2009 film by G. Anantha Narayanan

Vaalmiki is a 2009 Indian Tamil-language film directed by G. Anantha Narayanan, starring Akhil, Meera Nandan and Devika.

==Plot==
Vaalmiki is the story of a petty thief, popularly known as Pickpocket Pandi. He does all the petty crimes for a living and he never regrets to steal, snatch and even rob. He loves his fairly happy-go-lucky lifestyle in the company of his friends. His antics always land him in prison. One day he meets a girl, Vandana, a well behaved, sweet-tempered girl. They are attracted to each other even though they have very little in common. A flower-seller Kanaka, forms the third angle. Whether Vandana reforms Pandi forms the climax.

==Cast==
- Akhil as Pandi
- Meera Nandan as Vandana
- Devika as Kanaka
- Manivannan
- Badava Gopi

==Production==
The film marked the directorial debut of Anantha Narayanan, who earlier assisted Shankar and Gandhi Krishna.

==Soundtrack==

The music was composed by Ilaiyaraaja and lyrics by Vaali. Behindwoods wrote "As usual, Ilayaraja’s music blends so delightfully with the lyrics". Milliblog wrote "Ilayaraja returns with a mixed bag in Valmiki; the better parts of the album amazingly outshine even his stupendous work in Azhagarmalai".

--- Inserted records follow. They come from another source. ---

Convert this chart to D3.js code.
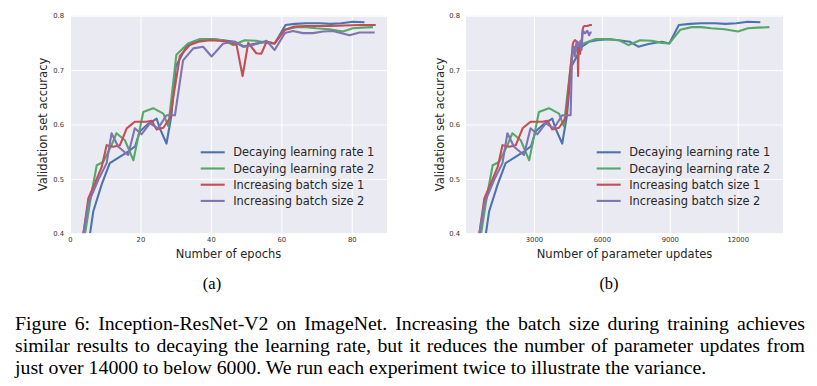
<!DOCTYPE html>
<html><head><meta charset="utf-8">
<script src="https://cdn.jsdelivr.net/npm/d3@7/dist/d3.min.js"></script>
<style>
body{margin:0;background:#fff;}
svg{display:block;}
</style></head><body>
<script>
// ---------- DATA ----------
const categories = ["Decaying learning rate 1","Decaying learning rate 2","Increasing batch size 1","Increasing batch size 2"];
const colors = ["#4C72B0","#55A868","#C44E52","#8172B2"];
const yTicks = [0.4,0.5,0.6,0.7,0.8];
const epochTicks = [0,20,40,60,80];
const updateTicks = [3000,6000,9000,12000];

const dlr1Epochs = [5.7,6.6,9,11.3,14,16.5,18.5,19.8,22,24.6,25.5,27.4,28.8,30,33,35,37.3,40.6,43.5,46.8,49.1,52,55.8,58.1,61.2,63.8,67,70.9,74,77,80.3,83.6];
const dlr1Updates = [880,1020,1400,1750,2170,2560,2870,3070,3410,3810,3950,4250,4460,4650,5120,5430,5780,6290,6740,7250,7610,8060,8650,8980,9400,9890,10390,10990,11470,11940,12450,13000];
const dlr1Acc = [0.40,0.44,0.49,0.529,0.54,0.55,0.56,0.587,0.60,0.611,0.593,0.565,0.617,0.706,0.743,0.752,0.755,0.757,0.755,0.752,0.743,0.748,0.752,0.749,0.783,0.785,0.786,0.786,0.785,0.786,0.789,0.788];

const dlr2Epochs = [4.3,6,7.6,9.4,11.8,13.2,15.6,18,20.8,23.6,26.5,27.9,30.2,33.5,36.9,40,43.5,46.3,49.6,52.9,55.8,58.1,61,64.3,67,69.9,73.7,77.5,80.3,83,86];
const dlr2Updates = [670,930,1180,1460,1830,2050,2420,2790,3220,3660,4110,4320,4680,5190,5720,6200,6740,7180,7690,8200,8650,8980,9460,9970,10390,10830,11420,12010,12450,12870,13400];
const dlr2Acc = [0.40,0.47,0.525,0.531,0.562,0.584,0.571,0.534,0.623,0.63,0.62,0.597,0.728,0.749,0.757,0.757,0.755,0.746,0.755,0.754,0.75,0.749,0.774,0.779,0.779,0.777,0.775,0.771,0.777,0.778,0.779];

const ibs1Epochs = [3.8,5.2,7.1,9,10.4,12.3,14.2,16.1,18.4,21.7,23.2,24.6,26.5,28.4,31.2,34,36.5,39.7,44.4,47.3,49,50.6,52.9,54.3,55.8,58.1,61,63.8,67,70,74,78,82,86.8];
const ibs1Updates = [590,810,1100,1400,1610,1910,2200,2500,2850,3360,3600,3810,4110,4400,4670,4710,4750,4810,4880,4930,4950,4980,5020,5040,5060,5100,5150,5190,5240,5290,5350,5420,5480,5560];
const ibs1Acc = [0.40,0.464,0.492,0.522,0.562,0.559,0.562,0.593,0.605,0.605,0.607,0.591,0.594,0.612,0.726,0.746,0.752,0.755,0.753,0.746,0.689,0.75,0.731,0.73,0.752,0.749,0.774,0.78,0.781,0.781,0.781,0.782,0.783,0.783];

const ibs2Epochs = [3.8,5.2,8,10.4,11.8,13.7,16.5,18.4,20.3,22.7,25,27.4,29.8,32.1,35,37.8,40.2,43.5,46.8,49.6,52.9,55.8,58.1,61,63.3,66.1,69,71.8,74.6,79.4,82.2,86.5];
const ibs2Updates = [590,810,1240,1610,1830,2120,2560,2850,3150,3520,3880,4250,4620,4680,4730,4770,4810,4870,4920,4960,5020,5060,5100,5150,5180,5230,5270,5320,5360,5440,5490,5550];
const ibs2Acc = [0.40,0.455,0.498,0.529,0.584,0.559,0.544,0.593,0.582,0.602,0.593,0.617,0.617,0.718,0.74,0.743,0.725,0.749,0.752,0.743,0.748,0.754,0.737,0.768,0.772,0.768,0.768,0.771,0.772,0.764,0.769,0.769];

const captionLines = [
  "Figure 6: Inception-ResNet-V2 on ImageNet.  Increasing the batch size during training achieves",
  "similar results to decaying the learning rate, but it reduces the number of parameter updates from",
  "just over 14000 to below 6000. We run each experiment twice to illustrate the variance."
];

// ---------- DRAW ----------
const W = 817, H = 386;
const svg = d3.select("body").append("svg").attr("width", W).attr("height", H);
svg.append("rect").attr("width", W).attr("height", H).attr("fill", "#fff");

const accs = [dlr1Acc, dlr2Acc, ibs1Acc, ibs2Acc];
const epochXs = [dlr1Epochs, dlr2Epochs, ibs1Epochs, ibs2Epochs];
const updateXs = [dlr1Updates, dlr2Updates, ibs1Updates, ibs2Updates];

const plotTop = 15.7, plotBottom = 233.3;
const sans = "'DejaVu Sans', sans-serif";

function drawPlot(id, x0, x1, domain, ticks, xs, xTitle, yTitleX, legendX) {
  const x = d3.scaleLinear().domain(domain).range([x0, x1]);
  const y = d3.scaleLinear().domain([0.4, 0.8]).range([plotBottom, plotTop]);
  const g = svg.append("g");
  g.append("rect").attr("x", x0).attr("y", plotTop).attr("width", x1 - x0).attr("height", plotBottom - plotTop).attr("fill", "#EAEAF2");

  const xa = g.append("g").attr("transform", `translate(0,${plotBottom})`)
    .call(d3.axisBottom(x).tickValues(ticks).tickSize(-(plotBottom - plotTop)).tickPadding(4).tickFormat(d3.format("d")));
  const ya = g.append("g").attr("transform", `translate(${x0},0)`)
    .call(d3.axisLeft(y).tickValues(yTicks).tickSize(-(x1 - x0)).tickPadding(6).tickFormat(d3.format(".1f")));
  [xa, ya].forEach(a => {
    a.select(".domain").remove();
    a.selectAll(".tick line").attr("stroke", "#fff").attr("stroke-width", 1);
    a.selectAll(".tick text").attr("fill", "#333").style("font-family", sans).style("font-size", "6.8px");
  });

  svg.append("clipPath").attr("id", "clip" + id).append("rect")
    .attr("x", x0).attr("y", plotTop).attr("width", x1 - x0).attr("height", plotBottom - plotTop);
  const line = d3.line().x(d => x(d[0])).y(d => y(d[1]));
  const lg = g.append("g").attr("clip-path", `url(#clip${id})`);
  categories.forEach((c, i) => {
    const pts = xs[i].map((v, j) => [v, accs[i][j]]);
    lg.append("path").datum(pts).attr("d", line).attr("fill", "none")
      .attr("stroke", colors[i]).attr("stroke-width", 2.1).attr("stroke-linejoin", "round");
  });

  g.append("text").attr("x", (x0 + x1) / 2).attr("y", 258).attr("text-anchor", "middle")
    .style("font-family", sans).style("font-size", "11.5px").attr("fill", "#262626").text(xTitle);
  g.append("text").attr("transform", `translate(${yTitleX},${(plotTop + plotBottom) / 2}) rotate(-90)`)
    .attr("text-anchor", "middle").attr("dy", "0.35em")
    .style("font-family", sans).style("font-size", "11.5px").attr("fill", "#262626").text("Validation set accuracy");

  const leg = g.append("g");
  categories.forEach((c, i) => {
    const yy = 152.3 + i * 16.2;
    leg.append("line").attr("x1", legendX).attr("x2", legendX + 24).attr("y1", yy).attr("y2", yy)
      .attr("stroke", colors[i]).attr("stroke-width", 2.1);
    leg.append("text").attr("x", legendX + 32.5).attr("y", yy).attr("dy", "0.36em")
      .style("font-family", sans).style("font-size", "11.4px").attr("fill", "#262626").text(c);
  });
}

drawPlot("a", 70, 387, [0, 90], epochTicks, epochXs, "Number of epochs", 42.5, 200.7);
drawPlot("b", 466, 783, [0, 14000], updateTicks, updateXs, "Number of parameter updates", 440, 596.7);

const serif = "'Liberation Serif', 'Times New Roman', serif";
svg.append("text").attr("x", 212).attr("y", 283).attr("dy", "0.35em").attr("text-anchor", "middle")
  .style("font-family", serif).style("font-size", "16.5px").text("(a)");
svg.append("text").attr("x", 609).attr("y", 283).attr("dy", "0.35em").attr("text-anchor", "middle")
  .style("font-family", serif).style("font-size", "16.5px").text("(b)");

// caption, first two lines justified
const capLeft = 15, capRight = 805, capFont = "19.8px";
const capY = [329.5, 351.5, 373.5];
captionLines.forEach((ln, li) => {
  if (li < 2) {
    const words = ln.split(/\s+/);
    const tmp = words.map(w => svg.append("text").style("font-family", serif).style("font-size", capFont).text(w));
    const widths = tmp.map(t => t.node().getComputedTextLength());
    tmp.forEach(t => t.remove());
    const total = d3.sum(widths);
    const gap = Math.max(3, (capRight - capLeft - total) / (words.length - 1));
    let xx = capLeft;
    const t = svg.append("text").attr("y", capY[li]).style("font-family", serif).style("font-size", capFont).attr("fill", "#000");
    words.forEach((w, k) => {
      t.append("tspan").attr("x", xx).text(w);
      xx += widths[k] + gap;
    });
  } else {
    svg.append("text").attr("x", capLeft).attr("y", capY[li]).style("font-family", serif)
      .style("font-size", capFont).attr("fill", "#000").text(ln);
  }
});
</script>
</body></html>
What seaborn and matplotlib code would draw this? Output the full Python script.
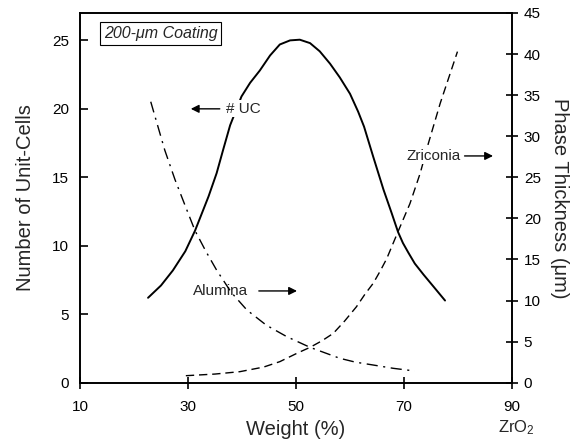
import numpy as np
import pandas as pd
import matplotlib
matplotlib.use("Agg")
import matplotlib.pyplot as plt
import seaborn as sns

# Data
uc_weight = [22.6, 25.0, 27.2, 29.5, 31.3, 32.5, 33.8, 35.3, 36.5, 37.8, 39.9, 41.5, 43.3,
             45.2, 47.0, 48.9, 50.7, 52.6, 54.4, 56.3, 58.1, 60.0, 61.5, 62.6, 64.3,
             66.2, 67.7, 68.9, 69.8, 70.8, 72.0, 73.6, 75.5, 77.6]
uc_count = [6.2, 7.1, 8.2, 9.6, 11.1, 12.3, 13.6, 15.3, 17.0, 18.8, 20.9, 21.9, 22.8,
            23.9, 24.7, 25.0, 25.05, 24.8, 24.2, 23.3, 22.3, 21.1, 19.8, 18.7, 16.5,
            14.1, 12.4, 11.0, 10.2, 9.5, 8.7, 7.9, 7.0, 6.0]

alumina_weight = [23.1, 25.7, 27.6, 29.5, 31.3, 33.3, 35.3, 38.0, 40.9, 44.5, 48.3, 52.6,
                  55.5, 58.1, 61.0, 64.3, 68.0, 72.0]
alumina_thick = [34.2, 28.3, 24.7, 21.5, 18.5, 16.0, 13.7, 11.0, 8.85, 7.0, 5.6, 4.3,
                 3.6, 2.97, 2.5, 2.15, 1.75, 1.42]

zirconia_weight = [29.6, 35.0, 39.6, 44.0, 47.0, 50.4, 52.6, 54.8, 56.9, 59.0, 61.2, 62.8,
                   64.3, 65.6, 66.8, 68.9, 71.1, 73.0, 74.5, 76.7, 79.9]
zirconia_thick = [0.85, 1.05, 1.34, 1.9, 2.56, 3.65, 4.3, 5.1, 6.0, 7.5, 9.25, 10.8,
                  12.1, 13.6, 15.1, 18.4, 21.8, 25.5, 29.1, 34.0, 40.3]

x_ticks = [10, 30, 50, 70, 90]
left_ticks = [0, 5, 10, 15, 20, 25]
right_ticks = [0, 5, 10, 15, 20, 25, 30, 35, 40, 45]

uc = pd.DataFrame({"Weight": uc_weight, "UC": uc_count})
alumina = pd.DataFrame({"Weight": alumina_weight, "Thickness": alumina_thick})
zirconia = pd.DataFrame({"Weight": zirconia_weight, "Thickness": zirconia_thick})

sns.set_style("ticks")
plt.rcParams["font.family"] = ["Liberation Sans", "DejaVu Sans"]
plt.rcParams["mathtext.default"] = "regular"

fig = plt.figure(figsize=(5.76, 4.42), dpi=100)
ax = fig.add_axes([0.1389, 0.1342, 0.75, 0.8364])
ax2 = ax.twinx()

sns.lineplot(data=uc, x="Weight", y="UC", ax=ax, color="black", linewidth=1.4)
sns.lineplot(data=alumina, x="Weight", y="Thickness", ax=ax2, color="black",
             linewidth=1.0, linestyle=(0, (8, 4, 1.5, 4)))
sns.lineplot(data=zirconia, x="Weight", y="Thickness", ax=ax2, color="black",
             linewidth=1.0, linestyle=(0, (6, 3.5)))

ax.set_xlim(10, 90)
ax.set_ylim(0, 27)
ax2.set_ylim(0, 45)
ax.set_xticks(x_ticks)
ax.set_yticks(left_ticks)
ax2.set_yticks(right_ticks)

for a in (ax, ax2):
    for s in a.spines.values():
        s.set_visible(True)
        s.set_color("black")
        s.set_linewidth(1.2)

ax.tick_params(axis="x", direction="inout", length=9, width=1.2, labelsize=11, pad=8, colors="black")
ax.tick_params(axis="y", direction="in", length=6, width=1.2, labelsize=11, pad=8, colors="black")
ax2.tick_params(axis="y", direction="inout", length=9, width=1.2, labelsize=11, pad=4, colors="black")

ax.set_xlabel("Weight (%)", fontsize=14.5, labelpad=4)
ax.set_ylabel("Number of Unit-Cells", fontsize=14.5, labelpad=12)
ax2.set_ylabel("Phase Thickness (\u03bcm)", fontsize=14.5, rotation=270, labelpad=20)

ax.text(90.9, -3.3, "ZrO$_2$", fontsize=12, ha="center", va="center")

ax.text(14.4, 25.5, "200-\u03bcm Coating", fontsize=11.5, style="italic",
        ha="left", va="center",
        bbox=dict(boxstyle="square,pad=0.25", fc="white", ec="black", lw=0.8))

white = dict(boxstyle="square,pad=0.1", fc="white", ec="none")
arrow = dict(arrowstyle="-|>", color="black", lw=1.0, mutation_scale=12)
ax.annotate("", xy=(30.0, 20.0), xytext=(36.4, 20.0), arrowprops=arrow)
ax.text(37.0, 20.0, "# UC", fontsize=11, ha="left", va="center", bbox=white, zorder=5)
ax.annotate("", xy=(50.7, 6.7), xytext=(42.6, 6.7), arrowprops=arrow)
ax.text(41.2, 6.7, "Alumina", fontsize=11, ha="right", va="center", bbox=white, zorder=5)
ax2.annotate("", xy=(87.0, 27.6), xytext=(80.7, 27.6), arrowprops=arrow)
ax2.text(80.5, 27.6, "Zriconia", fontsize=11, ha="right", va="center", bbox=white, zorder=5)

fig.savefig("out.png", dpi=100)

| No. | Song | Singers | Lyrics |
| 1 | "Achadicha Kaasa..." | Ilaiyaraaja | Vaali |
| 2 | "Ennada Pandi..." |
| 3 | "Koodavaruviya..." | Bela Shende |
| 4 | "Oli Tharum Sooriyan..." | Bela Shende, Ilaiyaraaja |
| 5 | "Poo Sirikkuthu..." | Rita, Rahul Nambiar |
| 6 | "Rekka Katti Parakthu..." | Tippu, Rahul Nambiar |
| 7 | "Thendralum Maruthu..." | Shreya Ghosal |

== Release ==
The Times of India gave the film two out of five stars and wrote that "If only the director had gone the extra mile, the film would have been even more enjoyable". Rediff wrote "Though the screenplay is fairly logical, with Pandi's life changing slowly, there are moments when the moralising gets to you. The first half is racy, but post intermission, the pace slackens".